### Given problem
Each line that holds the word "this" counts once; give the total for the records below and nothing else.

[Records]
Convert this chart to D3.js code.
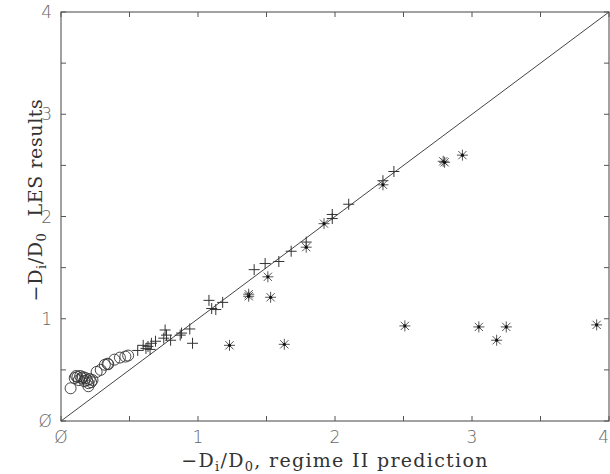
<!DOCTYPE html>
<meta charset="utf-8">
<head>
<style>
body { margin: 0; background: #fff; }
.frame { fill: none; stroke: #444; stroke-width: 1; }
.tick-lbl { font-family: "DejaVu Sans", sans-serif; font-weight: 300; font-size: 17px; fill: #666; }
.title { font-family: "DejaVu Serif", serif; font-size: 19px; fill: #333; letter-spacing: 0.6px; }
.xtitle { letter-spacing: 1.3px; }
</style>
</head>
<body>
<div id="chart"></div>
<script src="https://d3js.org/d3.v7.min.js"></script>
<script>

// data: [prediction, LES result]
var circlePts = [
  [0.07,0.32],[0.10,0.42],[0.11,0.44],[0.12,0.43],[0.13,0.40],[0.14,0.44],
  [0.15,0.42],[0.16,0.43],[0.17,0.39],[0.18,0.42],[0.19,0.40],[0.20,0.37],
  [0.20,0.34],[0.21,0.41],[0.22,0.38],[0.23,0.40],[0.26,0.48],[0.29,0.50],
  [0.32,0.55],[0.34,0.56],[0.345,0.555],[0.39,0.60],[0.43,0.62],[0.47,0.63],
  [0.49,0.64]
];
var plusPts = [
  [0.56,0.69],[0.60,0.74],[0.62,0.71],[0.635,0.73],[0.65,0.70],[0.66,0.76],
  [0.69,0.78],[0.75,0.81],[0.76,0.89],[0.77,0.84],[0.80,0.79],[0.87,0.84],
  [0.88,0.86],[0.94,0.90],[0.96,0.76],[1.08,1.18],[1.10,1.10],[1.13,1.09],
  [1.18,1.16],[1.41,1.48],[1.49,1.54],[1.59,1.56],[1.68,1.66],[1.79,1.75],
  [1.98,2.02],[1.98,1.98],[2.10,2.12],[2.35,2.35],[2.43,2.44]
];
var starPts = [
  [1.92,1.93],[1.79,1.70],[1.51,1.41],[1.37,1.24],[1.37,1.22],[1.53,1.21],
  [1.23,0.74],[1.63,0.75],[2.79,2.54],[2.80,2.53],[2.93,2.60],[2.35,2.31],
  [2.51,0.93],[3.05,0.92],[3.25,0.92],[3.18,0.79],[3.91,0.94]
];
var tickVals = [0, 1, 2, 3, 4];
var tickLabels = ["\u00d8", "1", "2", "3", "4"];
var minorVals = [0.5, 1.5, 2.5, 3.5];

var W = 610, H = 474;
var svg = d3.select("#chart").append("svg")
  .attr("width", W).attr("height", H);

var x = d3.scaleLinear().domain([0, 4]).range([61, 609]);
var y = d3.scaleLinear().domain([0, 4]).range([421, 12]);

// frame
svg.append("rect").attr("class", "frame")
  .attr("x", x(0)).attr("y", y(4))
  .attr("width", x(4) - x(0)).attr("height", y(0) - y(4));

// inward ticks on all sides
var allTicks = tickVals.concat(minorVals);
var tk = svg.append("g").attr("stroke", "#555").attr("stroke-width", 1);
allTicks.forEach(function(v) {
  var len = 5;
  tk.append("line").attr("x1", x(v)).attr("x2", x(v)).attr("y1", y(0)).attr("y2", y(0) - len);
  tk.append("line").attr("x1", x(v)).attr("x2", x(v)).attr("y1", y(4)).attr("y2", y(4) + len);
  tk.append("line").attr("y1", y(v)).attr("y2", y(v)).attr("x1", x(0)).attr("x2", x(0) + len);
  tk.append("line").attr("y1", y(v)).attr("y2", y(v)).attr("x1", x(4)).attr("x2", x(4) - len);
});

// tick labels (last one pulled in so it is not cut at the edge)
svg.selectAll(".xl").data(tickVals).enter().append("text")
  .attr("class", "tick-lbl")
  .attr("x", function(d) { return x(d); })
  .attr("y", 443)
  .attr("text-anchor", function(d) { return d === 4 ? "end" : "middle"; })
  .text(function(d, i) { return tickLabels[i]; });

svg.selectAll(".yl").data(tickVals).enter().append("text")
  .attr("class", "tick-lbl")
  .attr("x", 52)
  .attr("y", function(d) { return y(d) + 6; })
  .attr("text-anchor", "end")
  .text(function(d, i) { return tickLabels[i]; });

// diagonal
svg.append("line")
  .attr("x1", x(0)).attr("y1", y(0)).attr("x2", x(4)).attr("y2", y(4))
  .attr("stroke", "#444").attr("stroke-width", 1);

// circles
svg.append("g").selectAll("circle").data(circlePts).enter().append("circle")
  .attr("cx", function(d) { return x(d[0]); })
  .attr("cy", function(d) { return y(d[1]); })
  .attr("r", 5.5)
  .attr("fill", "none")
  .attr("stroke", "#333")
  .attr("stroke-width", 0.9);

// plus markers
var plus = svg.append("g").attr("stroke", "#333").attr("stroke-width", 1);
plusPts.forEach(function(d) {
  var cx = x(d[0]), cy = y(d[1]), a = 5.5;
  plus.append("line").attr("x1", cx - a).attr("x2", cx + a).attr("y1", cy).attr("y2", cy);
  plus.append("line").attr("x1", cx).attr("x2", cx).attr("y1", cy - a).attr("y2", cy + a);
});

// asterisks
var star = svg.append("g").attr("stroke", "#555").attr("stroke-width", 1);
starPts.forEach(function(d) {
  var cx = x(d[0]), cy = y(d[1]), a = 5.5, b = a * 0.75;
  star.append("line").attr("x1", cx - a).attr("x2", cx + a).attr("y1", cy).attr("y2", cy);
  star.append("line").attr("x1", cx).attr("x2", cx).attr("y1", cy - a).attr("y2", cy + a);
  star.append("line").attr("x1", cx - b).attr("x2", cx + b).attr("y1", cy - b).attr("y2", cy + b);
  star.append("line").attr("x1", cx - b).attr("x2", cx + b).attr("y1", cy + b).attr("y2", cy - b);
  star.append("circle").attr("cx", cx).attr("cy", cy).attr("r", 1.6)
    .attr("fill", "#111").attr("stroke", "none");
});

// axis titles
var xt = svg.append("text").attr("class", "title xtitle")
  .attr("x", 335).attr("y", 467).attr("text-anchor", "middle");
xt.append("tspan").text("\u2212D");
xt.append("tspan").attr("font-size", "13px").attr("dy", 4).text("i");
xt.append("tspan").attr("dy", -4).text("/D");
xt.append("tspan").attr("font-size", "13px").attr("dy", 4).text("0");
xt.append("tspan").attr("dy", -4).text(", regime II prediction");

var yt = svg.append("text").attr("class", "title")
  .attr("transform", "translate(42,200) rotate(-90)")
  .attr("text-anchor", "middle");
yt.append("tspan").text("\u2212D");
yt.append("tspan").attr("font-size", "13px").attr("dy", 4).text("i");
yt.append("tspan").attr("dy", -4).text("/D");
yt.append("tspan").attr("font-size", "13px").attr("dy", 4).text("0");
yt.append("tspan").attr("dy", -4).attr("dx", 16).text("LES results");

</script>
</body>
</html>
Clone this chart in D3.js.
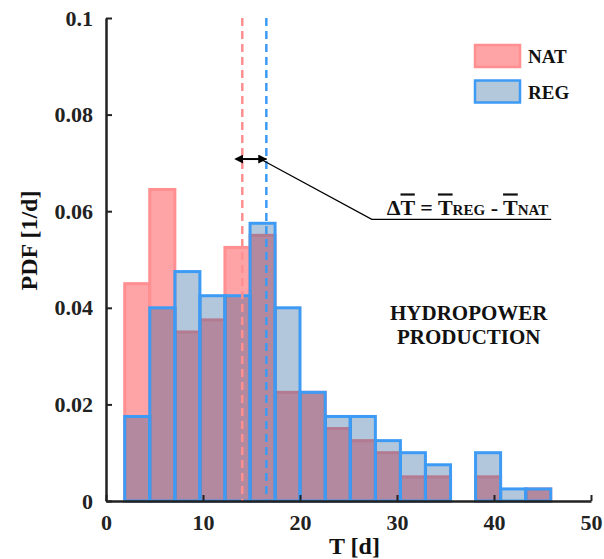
<!DOCTYPE html>
<html>
<head>
<meta charset="utf-8">
<script src="https://cdn.jsdelivr.net/npm/d3@7"></script>
<style>
  body { margin: 0; background: #fff; }
</style>
</head>
<body>
<div id="chart"></div>
<script>
// bin edges (days) shared by both histograms
const binEdges = [1.93, 4.51, 7.1, 9.68, 12.26, 14.85, 17.43, 20.0, 22.6, 25.18, 27.77, 30.35, 32.93, 35.52, 38.1, 40.68, 43.27, 45.85];
const natPdf = [0.045, 0.0645, 0.035, 0.0375, 0.0525, 0.055, 0.0225, 0.0225, 0.015, 0.0125, 0.01, 0.005, 0.005, 0, 0.005, 0, 0.0025];
const regPdf = [0.0175, 0.04, 0.0475, 0.0425, 0.0425, 0.0575, 0.04, 0.0225, 0.0175, 0.0175, 0.0125, 0.01, 0.0075, 0, 0.01, 0.0025, 0.0025];
const meanNat = 14.05;
const meanReg = 16.53;
const xTicks = [0, 10, 20, 30, 40, 50];
const yTicks = [0, 0.02, 0.04, 0.06, 0.08, 0.1];
const yTickLabels = ['0', '0.02', '0.04', '0.06', '0.08', '0.1'];

const W = 604, H = 559;
const margin = {top: 18, left: 106, right: 13, bottom: 58};
const width = W - margin.left - margin.right,
      height = H - margin.top - margin.bottom;

const FONT = 'Liberation Serif';
const natFill = '#ffa4a6', natStroke = '#ff8f91';
const regFill = 'rgba(17,80,146,0.32)', regStroke = '#3d9bf5';

const svg = d3.select('#chart').append('svg')
    .attr('width', W)
    .attr('height', H);

const g = svg.append('g')
    .attr('transform', 'translate(' + margin.left + ',' + margin.top + ')');

const x = d3.scaleLinear().domain([0, 50]).range([0, width]);
const y = d3.scaleLinear().domain([0, 0.1]).range([height, 0]);

const bins = (vals) => vals.map((v, i) => ({x0: binEdges[i], x1: binEdges[i + 1], v: v}));

function addText(parent, size) {
    return parent.append('text')
        .attr('font-family', FONT)
        .attr('font-weight', 'bold')
        .attr('font-size', size)
        .attr('fill', '#111');
}

// NAT bars (underneath)
g.append('g').selectAll('rect')
    .data(bins(natPdf).filter(d => d.v > 0))
    .enter().append('rect')
    .attr('x', d => x(d.x0))
    .attr('y', d => y(d.v))
    .attr('width', d => x(d.x1) - x(d.x0))
    .attr('height', d => y(0) - y(d.v))
    .attr('fill', natFill)
    .attr('stroke', natStroke)
    .attr('stroke-width', 3);

// REG bars, translucent fill on top
g.append('g').selectAll('rect')
    .data(bins(regPdf).filter(d => d.v > 0))
    .enter().append('rect')
    .attr('x', d => x(d.x0))
    .attr('y', d => y(d.v))
    .attr('width', d => x(d.x1) - x(d.x0))
    .attr('height', d => y(0) - y(d.v))
    .attr('fill', regFill)
    .attr('stroke', regStroke)
    .attr('stroke-width', 3);

// mean lines
g.append('line')
    .attr('x1', x(meanNat)).attr('x2', x(meanNat))
    .attr('y1', 0).attr('y2', height)
    .attr('stroke', natStroke).attr('stroke-width', 2.5)
    .attr('stroke-dasharray', '8,5');
g.append('line')
    .attr('x1', x(meanReg)).attr('x2', x(meanReg))
    .attr('y1', 0).attr('y2', height)
    .attr('stroke', regStroke).attr('stroke-width', 2.5)
    .attr('stroke-dasharray', '8,5');

// axes
const xAxis = g.append('g')
    .attr('transform', 'translate(0,' + height + ')')
    .call(d3.axisBottom(x).tickValues(xTicks).tickSizeInner(-6).tickSizeOuter(0).tickFormat(d3.format('d')));
const yAxis = g.append('g')
    .call(d3.axisLeft(y).tickValues(yTicks).tickSizeInner(-6).tickSizeOuter(0)
        .tickFormat((d, i) => yTickLabels[i]));

[xAxis, yAxis].forEach(a => {
    a.attr('font-family', FONT).attr('font-size', 22).attr('font-weight', 'bold');
    a.select('.domain').attr('stroke', '#222').attr('stroke-width', 2.5);
    a.selectAll('.tick line').attr('stroke', '#222').attr('stroke-width', 2);
    a.selectAll('.tick text').attr('fill', '#222');
});
xAxis.selectAll('.tick text').attr('y', 13);
yAxis.selectAll('.tick text').attr('x', -13);

// axis titles
addText(g, 24)
    .attr('x', width / 2 + 6)
    .attr('y', height + 53)
    .attr('text-anchor', 'middle')
    .text('T [d]');
addText(g, 24)
    .attr('transform', 'translate(' + (-69) + ',' + (height / 2 - 19) + ') rotate(-90)')
    .attr('text-anchor', 'middle')
    .text('PDF [1/d]');

// legend
const legend = g.append('g').attr('transform', 'translate(369,27)');
[['NAT', natFill, natStroke], ['REG', '#b4c8dc', regStroke]].forEach((d, i) => {
    legend.append('rect')
        .attr('x', 0).attr('y', i * 35.5)
        .attr('width', 45).attr('height', 22)
        .attr('fill', d[1]).attr('stroke', d[2]).attr('stroke-width', 2.5);
    addText(legend, 19)
        .attr('x', 53).attr('y', i * 35.5 + 18)
        .text(d[0]);
});

// delta annotation
const arrowY = y(0.0708);
const defs = svg.append('defs');
['start', 'end'].forEach(k => {
    defs.append('marker')
        .attr('id', 'arrow-' + k)
        .attr('viewBox', '0 0 10 10')
        .attr('refX', k === 'end' ? 9 : 1).attr('refY', 5)
        .attr('markerWidth', 4.5).attr('markerHeight', 4.5)
        .attr('orient', 'auto-start-reverse')
        .append('path')
        .attr('d', 'M0,0 L10,5 L0,10 z')
        .attr('fill', '#000');
});
g.append('line')
    .attr('x1', x(meanNat)).attr('x2', x(meanReg))
    .attr('y1', arrowY).attr('y2', arrowY)
    .attr('stroke', '#000').attr('stroke-width', 2)
    .attr('marker-start', 'url(#arrow-start)')
    .attr('marker-end', 'url(#arrow-end)');
const leaderStart = [x(16.1), arrowY + 1];
const leaderEnd = [x(27.4), y(0.0583)];
g.append('polyline')
    .attr('points', [leaderStart, leaderEnd, [x(45.9), leaderEnd[1]]].map(p => p.join(',')).join(' '))
    .attr('fill', 'none')
    .attr('stroke', '#000')
    .attr('stroke-width', 1.3);

const eq = addText(g, 22)
    .attr('x', x(45.6))
    .attr('y', leaderEnd[1] - 4)
    .attr('text-anchor', 'end');
eq.append('tspan').text('\u0394');
eq.append('tspan').style('text-decoration', 'overline').text('T');
eq.append('tspan').text(' = ');
eq.append('tspan').style('text-decoration', 'overline').text('T');
eq.append('tspan').attr('font-size', 15).text('REG');
eq.append('tspan').text(' - ');
eq.append('tspan').style('text-decoration', 'overline').text('T');
eq.append('tspan').attr('font-size', 15).text('NAT');

// panel label
const label = addText(g, 21)
    .attr('text-anchor', 'middle');
label.append('tspan').attr('x', x(37.4)).attr('y', y(0.0375)).text('HYDROPOWER');
label.append('tspan').attr('x', x(37.4)).attr('y', y(0.0375) + 24).text('PRODUCTION');
</script>
</body>
</html>
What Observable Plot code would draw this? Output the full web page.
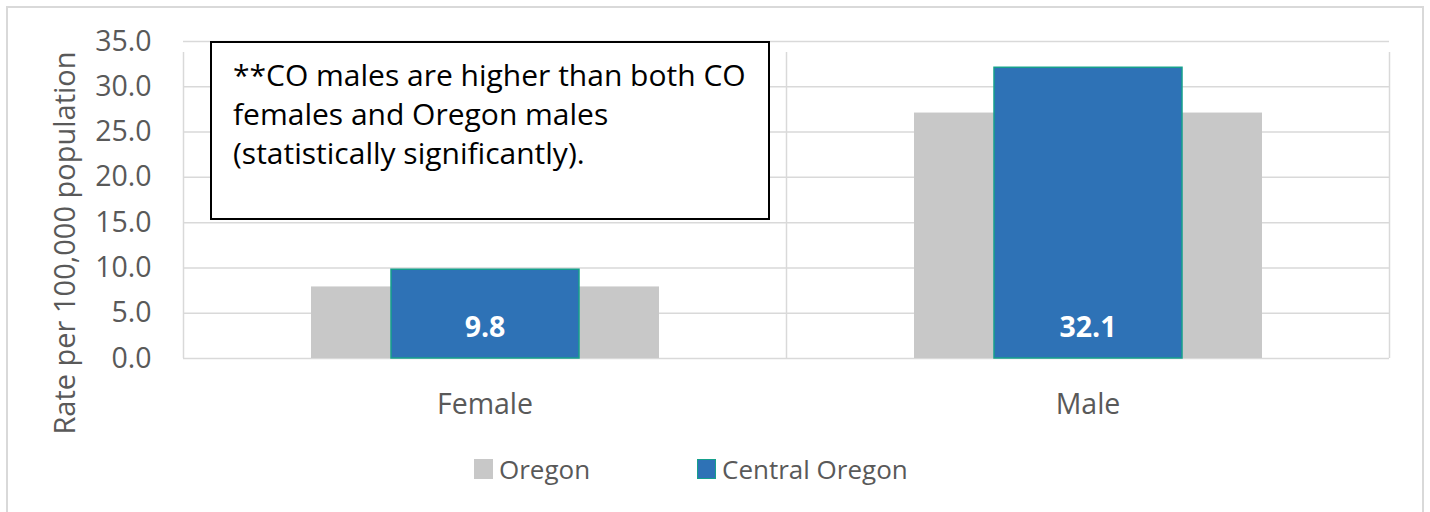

### Complete output
3